California law also criminalizes the knowing transmission of infectious disease—a misdemeanor if the exposure is willful, a felony if the disease is HIV and the transmission is undertaken with the specific intent to infect the other person. Knowingly exposing someone to HIV can also be the basis for a penalty enhancement for violent sexual offenses or prostitution.

Ross v. Sheen: A Sordid Mess

What will happen between Scottine and Charlie is anyone’s guess at this stage. The only undisputed facts are that he does have HIV—and that he knew that before his first sexual encounter with her. But whether she also knew is a matter of dispute, and that’s a critical fact. Certainly if she can prove she did not know, she might well have a good case against him.

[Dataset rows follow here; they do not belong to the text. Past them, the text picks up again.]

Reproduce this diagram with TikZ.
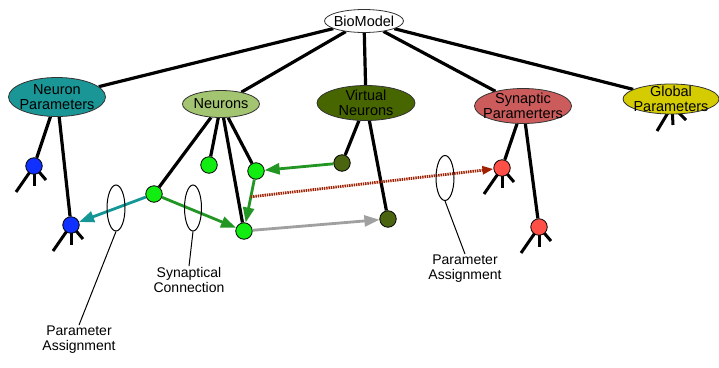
\documentclass[tikz,border=0pt]{standalone}
\usepackage{fontspec}
\setmainfont{Liberation Sans}
\usetikzlibrary{shapes.geometric,arrows.meta,calc,backgrounds}

\definecolor{npteal}{RGB}{26,150,150}
\definecolor{neuolive}{RGB}{163,196,112}
\definecolor{vndark}{RGB}{72,102,0}
\definecolor{spred}{RGB}{204,92,92}
\definecolor{gpyellow}{RGB}{212,204,0}
\definecolor{instblue}{RGB}{16,48,255}
\definecolor{instgreen}{RGB}{17,236,17}
\definecolor{instdark}{RGB}{74,100,16}
\definecolor{instred}{RGB}{255,80,72}
\definecolor{linkteal}{RGB}{20,150,150}
\definecolor{linkgreen}{RGB}{34,150,34}
\definecolor{linkgray}{RGB}{160,160,160}
\definecolor{linkred}{RGB}{160,32,0}

\begin{document}
\begin{tikzpicture}[x=1pt,y=-1pt,
  cat/.style={ellipse, draw=black!80, line width=0.8pt, inner sep=0pt},
  catlabel/.style={align=center, font=\fontsize{14.5}{15}\selectfont, inner sep=0pt},
  inst/.style={circle, draw=black, line width=0.8pt, minimum size=16.5pt, inner sep=0pt},
  tree/.style={line width=3.2pt},
  foot/.style={line width=3pt},
  link/.style={line width=2.8pt, -{Triangle[length=15pt,width=11pt]}},
  assign/.style={line width=2.8pt, dash pattern=on 1.4pt off 0.9pt,
    -{Triangle[length=11pt,width=8pt]}},
  note/.style={ellipse, draw, line width=1pt, inner sep=0pt},
  notetext/.style={align=center, font=\fontsize{14}{15}\selectfont, inner sep=1pt},
  pointer/.style={line width=1pt}
]
\path[use as bounding box] (0,0) rectangle (719,367);

% category ellipses
\node[cat, fill=white,    minimum width=79pt, minimum height=23pt] (bio) at (364,21) {};
\node[cat, fill=npteal,   minimum width=97pt, minimum height=39pt] (np)  at (57,97)  {};
\node[cat, fill=neuolive, minimum width=77pt, minimum height=27pt] (neu) at (221,104) {};
\node[cat, fill=vndark,   minimum width=98pt, minimum height=35pt] (vn)  at (366,103) {};
\node[cat, fill=spred,    minimum width=97pt, minimum height=35pt] (sp)  at (523,106) {};
\node[cat, fill=gpyellow, minimum width=96pt, minimum height=30pt] (gp)  at (671,99)  {};

\node[catlabel] (bio-t) at (bio) {BioModel};
\node[catlabel] (np-t)  at (np)  {Neuron\\Parameters};
\node[catlabel] (neu-t) at (neu) {Neurons};
\node[catlabel] (vn-t)  at (vn)  {Virtual\\Neurons};
\node[catlabel] (sp-t)  at (sp)  {Synaptic\\Paramerters};
\node[catlabel] (gp-t)  at (gp)  {Global\\Parameters};

% instances
\node[inst, fill=instblue]  (b1) at (34,166)  {};
\node[inst, fill=instblue]  (b2) at (71,225)  {};
\node[inst, fill=instgreen] (nA) at (154,194) {};
\node[inst, fill=instgreen] (nB) at (209,165) {};
\node[inst, fill=instgreen] (nC) at (256,171) {};
\node[inst, fill=instgreen] (nD) at (244,231) {};
\node[inst, fill=instdark]  (vE) at (342,163) {};
\node[inst, fill=instdark]  (vF) at (388,219) {};
\node[inst, fill=instred]   (sG) at (502,168) {};
\node[inst, fill=instred]   (sH) at (539,227) {};

% hierarchy and parameter feet, behind the shapes
\begin{pgfonlayer}{background}
  \fill[white] (0,0) rectangle (719,367);
  \draw[tree] (bio) -- (np);
  \draw[tree] (bio) -- (neu);
  \draw[tree] (bio) -- (vn);
  \draw[tree] (bio) -- (sp);
  \draw[tree] (bio) -- (gp);
  \draw[tree] (np) -- (b1);
  \draw[tree] (np) -- (b2);
  \draw[tree] (neu) -- (nA);
  \draw[tree] (neu) -- (nB);
  \draw[tree] (neu) -- (nC);
  \draw[tree] (neu) -- (nD);
  \draw[tree] (vn) -- (vE);
  \draw[tree] (vn) -- (vF);
  \draw[tree] (sp) -- (sG);
  \draw[tree] (sp) -- (sH);
  \foreach \n in {b1,b2,sG,sH}{
    \draw[foot] (\n.center) -- ++(-18,26);
    \draw[foot] (\n.center) -- ++(0,20);
    \draw[foot] (\n.center) -- ++(12,14);
  }
  \coordinate (gpf) at ([shift={(1,7)}]gp.center);
  \draw[foot] (gpf) -- ++(-15,25);
  \draw[foot] (gpf) -- ++(1,19);
  \draw[foot] (gpf) -- ++(14,14);
\end{pgfonlayer}

% connections between instances
\draw[link, linkteal]  (nA) -- (b2);
\draw[link, linkgreen] (nA) -- (nD);
\draw[link, linkgreen] (vE) -- (nC);
\draw[link, linkgreen] (nC) -- (nD);
\draw[link, linkgray]  (nD) -- (vF);
\coordinate (syn) at ($(nC)!0.43!(nD)$);
\draw[assign, linkred] (syn) -- (sG);

% annotations
\node[note, minimum width=18pt, minimum height=46pt] (e1) at (116,208) {};
\node[note, minimum width=17pt, minimum height=46pt] (e2) at (193,208) {};
\node[note, minimum width=18pt, minimum height=45pt] (e3) at (445,178) {};
\node[notetext] (l1) at (79,340)  {Parameter\\Assignment};
\node[notetext] (l2) at (189,280) {Synaptical\\Connection};
\node[notetext] (l3) at (465,269) {Parameter\\Assignment};
\draw[pointer] (e1.south) -- (l1.north);
\draw[pointer] (e2.south) -- (l2.north);
\draw[pointer] (e3.south) -- (l3.north);
\end{tikzpicture}
\end{document}
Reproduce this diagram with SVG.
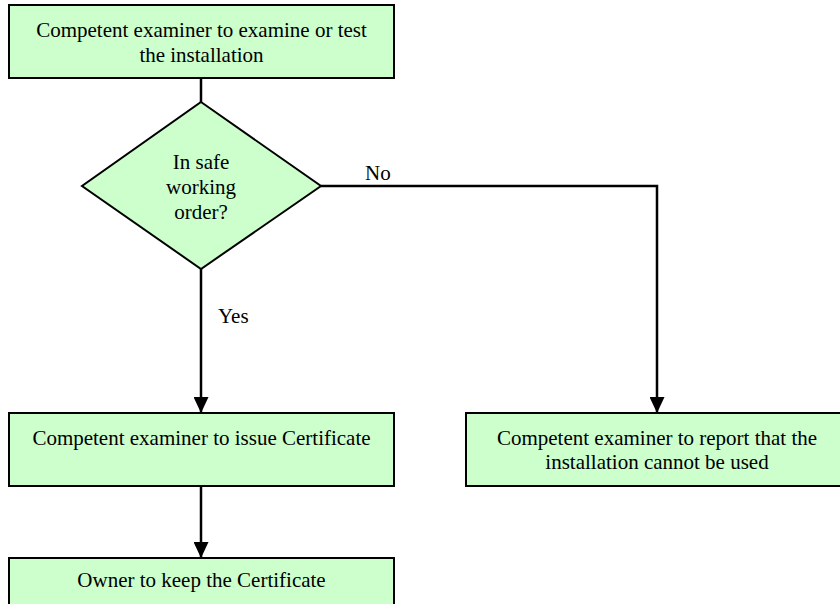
<svg xmlns="http://www.w3.org/2000/svg" width="840" height="604" viewBox="0 0 840 604">
<style>
text{font-family:'Liberation Serif','Times New Roman','DejaVu Serif',serif;font-size:21px;fill:#000}
.box{fill:#ccffcc;stroke:#000;stroke-width:2}
.t{text-anchor:middle}
.c{fill:none;stroke:#000;stroke-width:2.5}
</style>
<defs>
<marker id="arr" viewBox="0 0 16 15" refX="16" refY="7.5" markerWidth="16" markerHeight="15" markerUnits="userSpaceOnUse" orient="auto">
<path d="M0,0 L16,7.5 L0,15 Z" fill="#000"/>
</marker>
</defs>
<rect width="840" height="604" fill="#fff"/>
<g id="connectors">
<path class="c" d="M201,78 V102"/>
<path class="c" d="M201,269 V413" marker-end="url(#arr)"/>
<path class="c" d="M321,186 H657 V413" marker-end="url(#arr)"/>
<path class="c" d="M201,486 V558" marker-end="url(#arr)"/>
<text x="365" y="180">No</text>
<text x="218" y="323">Yes</text>
</g>
<g id="start">
<rect class="box" x="9" y="5" width="385" height="73"/>
<text class="t" x="201.5" y="37">Competent examiner to examine or test</text>
<text class="t" x="201.5" y="62">the installation</text>
</g>
<g id="decision">
<polygon class="box" points="201,102 321,186 201,269 82,186"/>
<text class="t" x="201" y="169">In safe</text>
<text class="t" x="201" y="194">working</text>
<text class="t" x="201" y="219">order?</text>
</g>
<g id="issue">
<rect class="box" x="9" y="413" width="385" height="73"/>
<text class="t" x="201.5" y="445">Competent examiner to issue Certificate</text>
</g>
<g id="report">
<rect class="box" x="466" y="413" width="385" height="73"/>
<text class="t" x="657" y="445">Competent examiner to report that the</text>
<text class="t" x="657" y="469">installation cannot be used</text>
</g>
<g id="keep">
<rect class="box" x="9" y="558" width="385" height="73"/>
<text class="t" x="201.5" y="587">Owner to keep the Certificate</text>
</g>
</svg>
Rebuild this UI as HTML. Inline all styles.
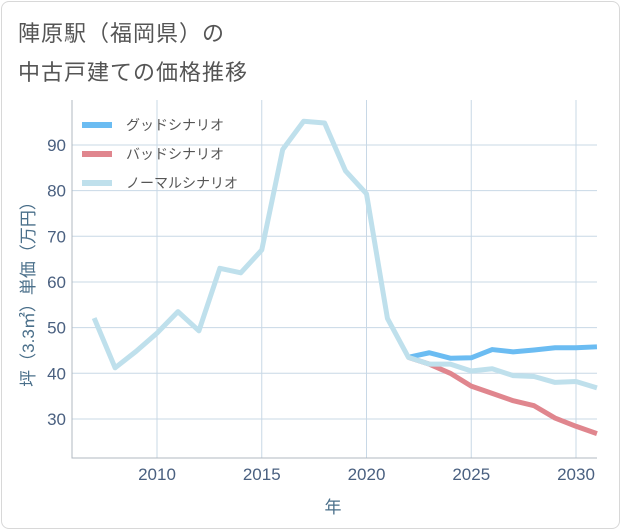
<!DOCTYPE html>
<html><head><meta charset="utf-8"><style>
body{margin:0;background:#fff;}
#wrap{position:relative;width:621px;height:530px;font-family:"Liberation Sans","Noto Sans CJK JP",sans-serif;}
#frame{position:absolute;left:1px;top:1px;width:617px;height:526px;border:1px solid #d8d8d8;border-radius:8px;}
.title{position:absolute;left:18px;font-size:22px;color:#555;letter-spacing:1px;}
</style></head><body>
<div id="wrap">
<div id="frame"></div>
<div class="title" style="top:16px">陣原駅（福岡県）の</div>
<div class="title" style="top:55px">中古戸建ての価格推移</div>
<svg id="chart" width="621" height="530" style="position:absolute;left:0;top:0"></svg>
</div>
<script>
const years=[2007,2008,2009,2010,2011,2012,2013,2014,2015,2016,2017,2018,2019,2020,2021,2022,2023,2024,2025,2026,2027,2028,2029,2030,2031];
const normal=[52.1,41.2,44.8,48.8,53.5,49.3,63,62,67,89,95.2,94.8,84.3,79.3,52,43.5,42,42,40.5,41,39.5,39.3,38,38.2,36.8];
const goodYears=[2022,2023,2024,2025,2026,2027,2028,2029,2030,2031];
const good=[43.5,44.5,43.3,43.4,45.2,44.7,45.1,45.6,45.6,45.8];
const bad=[43.5,42,40,37.2,35.6,34,32.9,30.2,28.4,26.8];
const yTicks=[30,40,50,60,70,80,90];
const xTicks=[2010,2015,2020,2025,2030];
const NS="http://www.w3.org/2000/svg";
const svg=document.getElementById('chart');
const L=72,R=597,T=100,B=458;
const x=v=>157+(v-2010)*20.95;
const y=v=>373.3-(v-40)*4.567;
function mk(t,a){const e=document.createElementNS(NS,t);for(const k in a)e.setAttribute(k,a[k]);svg.appendChild(e);return e;}
yTicks.forEach(v=>{
 const g=mk('line',{x1:L,x2:R,y1:y(v),y2:y(v),stroke:'#c8d8e6','stroke-width':1});
 
 
 const t=mk('text',{x:L-6,y:y(v)+6,'text-anchor':'end','font-size':17,fill:'#4a6080'});t.textContent=v;
 
 
});
xTicks.forEach(v=>{
 const g=mk('line',{x1:x(v),x2:x(v),y1:T,y2:B,stroke:'#c8d8e6','stroke-width':1});
 
 
 const t=mk('text',{x:x(v),y:B+22,'text-anchor':'middle','font-size':17,fill:'#4a6080'});t.textContent=v;
 
 
});
const ax=mk('path',{d:`M${L},${T} V${B} H${R}`,fill:'none',stroke:'#b0b8c0','stroke-width':1});


function line(xs,vs,color,name){
 const p=mk('polyline',{points:xs.map((yr,i)=>x(yr)+','+y(vs[i])).join(' '),fill:'none',stroke:color,'stroke-width':5,'stroke-linejoin':'round'});
 
 
}
line(goodYears,bad,'#e0868e','bad-scenario-line');
line(goodYears,good,'#6bbcf2','good-scenario-line');
line(years,normal,'#bfe0ec','normal-scenario-line');
const legend=[['グッドシナリオ','#6bbcf2'],['バッドシナリオ','#e0868e'],['ノーマルシナリオ','#bfe0ec']];
legend.forEach((l,i)=>{
 const yy=125+i*29;
 const r=mk('rect',{x:82,y:yy-3,width:30,height:6,fill:l[1]});
 
 
 const t=mk('text',{x:126,y:yy+5,'font-size':14,fill:'#555'});t.textContent=l[0];
 
 
});
const yt=mk('text',{x:0,y:0,'font-size':17,fill:'#4a6f8a','text-anchor':'middle',transform:'translate(34,290) rotate(-90)'});
yt.textContent='坪（3.3㎡）単価（万円）';


const xt=mk('text',{x:333,y:513,'font-size':17,fill:'#4a6f8a','text-anchor':'middle'});
xt.textContent='年';


</script>
</body></html>
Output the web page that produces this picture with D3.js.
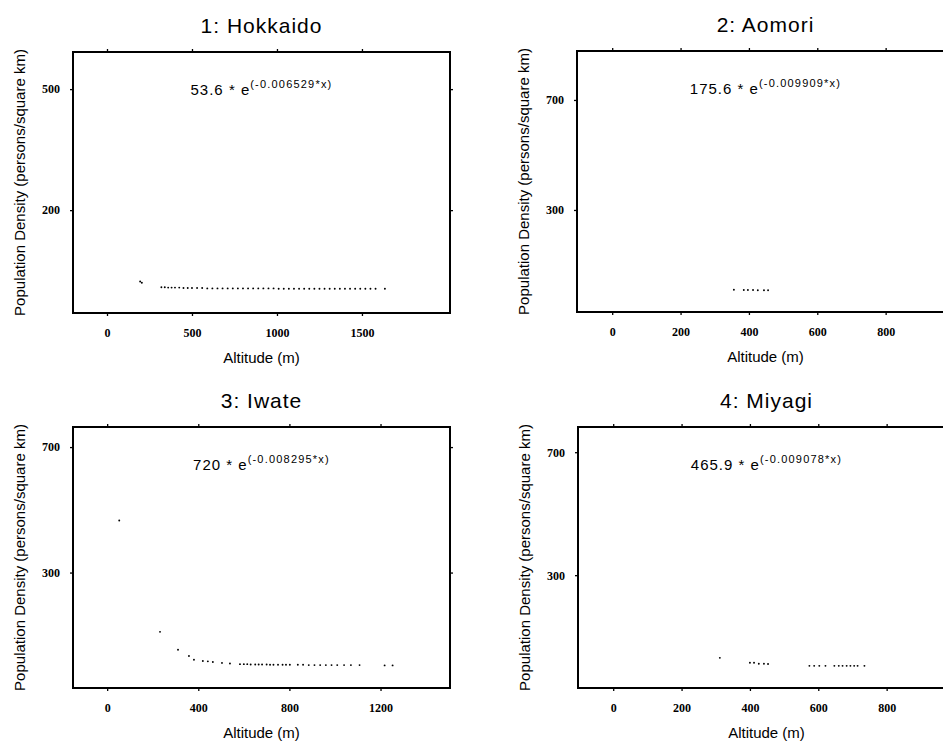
<!DOCTYPE html>
<html>
<head>
<meta charset="utf-8">
<script src="https://cdn.jsdelivr.net/npm/d3@7"></script>
<style>
  body { margin: 0; background: #fff; }
  svg { display: block; font-family: "Liberation Sans", Arial, sans-serif; }
  .tick text { font-family: "Liberation Serif", serif; font-weight: bold; font-size: 12px; fill: #000; }
  .tick line { stroke: #000; stroke-width: 1.3; }
</style>
</head>
<body>
<svg id="chart" width="943" height="741"></svg>
<script>
// values
const hokkaidoAltitude = [195, 205, 320, 340, 360, 380, 400, 425, 450, 475, 500, 530, 560, 590, 620, 650, 680, 710, 740, 770, 800,
  830, 860, 890, 920, 950, 980, 1010, 1040, 1070, 1100, 1130, 1160, 1190, 1220, 1250, 1280, 1310, 1340, 1370, 1400,
  1430, 1460, 1490, 1520, 1550, 1580, 1635];
const hokkaidoDensity = [23, 20, 9, 9, 8, 8, 8, 8, 7, 7, 7, 7, 7, 6, 6, 6, 6, 6, 6, 6, 6,
  6, 6, 6, 6, 6, 6, 5, 5, 5, 5, 5, 5, 5, 5, 5, 5, 5, 5, 5, 5,
  5, 5, 5, 5, 5, 5, 5];

const aomoriAltitude = [356, 385, 397, 412, 426, 444, 456];
const aomoriDensity = [10, 9, 9, 9, 8, 8, 8];

const iwateAltitude = [53, 232, 311, 359, 381, 420, 442, 464, 504, 539, 583, 600, 615, 630, 650, 665, 680, 700, 715, 730,
  750, 770, 785, 802, 837, 860, 885, 910, 935, 960, 985, 1010, 1040, 1070, 1108, 1218, 1253];
const iwateDensity = [466, 111, 54, 34, 22, 18, 17, 15, 12, 10, 8, 8, 8, 7, 7, 7, 7, 7, 6, 6,
  6, 6, 6, 6, 6, 6, 5, 5, 5, 5, 5, 5, 5, 5, 5, 4, 4];

const miyagiAltitude = [312, 400, 412, 426, 441, 453, 574, 588, 603, 621, 647, 660, 671, 683, 694, 705, 715, 735];
const miyagiDensity = [31, 15, 15, 12, 12, 11, 5, 5, 5, 5, 5, 5, 5, 5, 5, 5, 5, 5];

const panelTitles = ["1: Hokkaido", "2: Aomori", "3: Iwate", "4: Miyagi"];
const fitCoef = ["53.6", "175.6", "720", "465.9"];
const fitRate = ["-0.006529", "-0.009909", "-0.008295", "-0.009078"];

const xTicks = [[0, 500, 1000, 1500], [0, 200, 400, 600, 800], [0, 400, 800, 1200], [0, 200, 400, 600, 800]];
const yTicks = [[200, 500], [300, 700], [300, 700], [300, 700]];
const xDomains = [[-200, 2018], [-103, 1000], [-150, 1505], [-103, 1000]];
const yDomains = [[-55, 592], [-71, 878], [-68, 764], [-67, 782]];

const series = [
  [hokkaidoAltitude, hokkaidoDensity],
  [aomoriAltitude, aomoriDensity],
  [iwateAltitude, iwateDensity],
  [miyagiAltitude, miyagiDensity],
];

// panel placement on the page
const panels = [
  { left: 73, top: 52 },
  { left: 577, top: 51 },
  { left: 73, top: 427 },
  { left: 578, top: 427 },
];
const width = 377;
const height = 261;

const svg = d3.select("#chart");

panels.forEach((p, i) => {
  const g = svg.append("g").attr("transform", `translate(${p.left},${p.top})`);

  const x = d3.scaleLinear().domain(xDomains[i]).range([0, width]);
  const y = d3.scaleLinear().domain(yDomains[i]).range([height, 0]);

  // axes, ticks outward on all four sides
  g.append("g")
    .attr("transform", `translate(0,${height})`)
    .call(d3.axisBottom(x).tickValues(xTicks[i]).tickSize(3).tickPadding(12).tickFormat(d3.format("d")));
  g.append("g")
    .call(d3.axisTop(x).tickValues(xTicks[i]).tickSize(3).tickFormat(""));
  g.append("g")
    .call(d3.axisLeft(y).tickValues(yTicks[i]).tickSize(3).tickPadding(10).tickFormat(d3.format("d")));
  g.append("g")
    .attr("transform", `translate(${width},0)`)
    .call(d3.axisRight(y).tickValues(yTicks[i]).tickSize(3).tickFormat(""));
  g.selectAll(".domain").remove();

  // frame
  g.append("rect")
    .attr("width", width)
    .attr("height", height)
    .attr("fill", "none")
    .attr("stroke", "#000")
    .attr("stroke-width", 2);

  // points
  const [alt, dens] = series[i];
  g.selectAll(".pt")
    .data(alt)
    .enter()
    .append("circle")
    .attr("class", "pt")
    .attr("cx", (d) => x(d))
    .attr("cy", (d, j) => y(dens[j]))
    .attr("r", 0.95)
    .attr("fill", "#000");

  // title
  g.append("text")
    .attr("x", width / 2)
    .attr("y", -19)
    .attr("text-anchor", "middle")
    .attr("font-size", 21)
    .attr("letter-spacing", 1)
    .text(panelTitles[i]);

  // fitted formula
  const f = g.append("text")
    .attr("x", width / 2)
    .attr("y", 43)
    .attr("text-anchor", "middle")
    .attr("font-size", 15)
    .attr("letter-spacing", 1);
  f.append("tspan").text(`${fitCoef[i]} * e`);
  f.append("tspan")
    .attr("dy", -7)
    .attr("font-size", 11)
    .attr("letter-spacing", 1.2)
    .text(`(${fitRate[i]}*x)`);

  // axis titles
  g.append("text")
    .attr("x", width / 2)
    .attr("y", height + 50)
    .attr("text-anchor", "middle")
    .attr("font-size", 15)
    .text("Altitude (m)");
  g.append("text")
    .attr("transform", `translate(-48,${height / 2}) rotate(-90)`)
    .attr("text-anchor", "middle")
    .attr("font-size", 15)
    .text("Population Density (persons/square km)");
});
</script>
</body>
</html>
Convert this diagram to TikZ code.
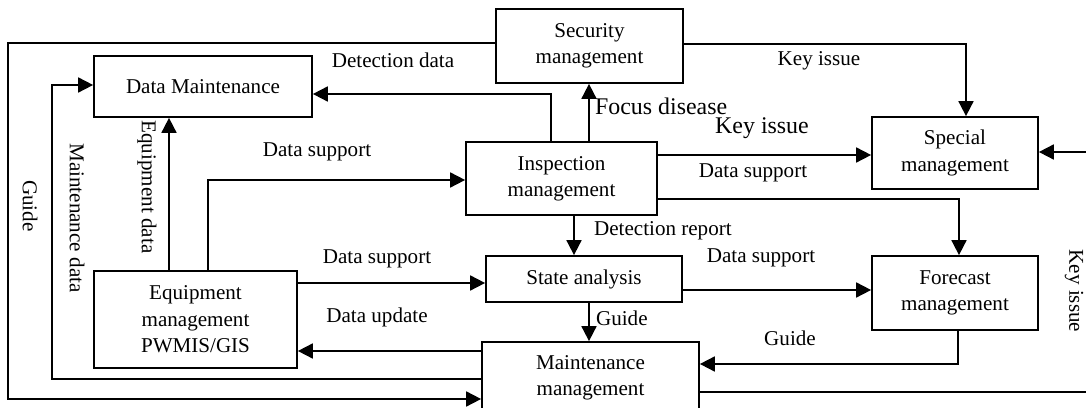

And if others come forward with similar claims, his liability may be potentially more extensive. And criminal enforcement is not out of the question.

As for his insistence that her claim cannot be aired in court because of the non-disclosure agreement (which he has told reporters he makes all his sexual partners sign), this seems like a weak argument. Basic contract law says that contracts cannot be premised on illegal consideration, and he seems to concede that the agreement was part of a deal in which he paid her $10,000 for sex. Even in the permissive age in which we now live, prostitution remains against the law. Scottine is probably free to shout from the rooftops about the messy and abusive relationship she had with Charlie Sheen.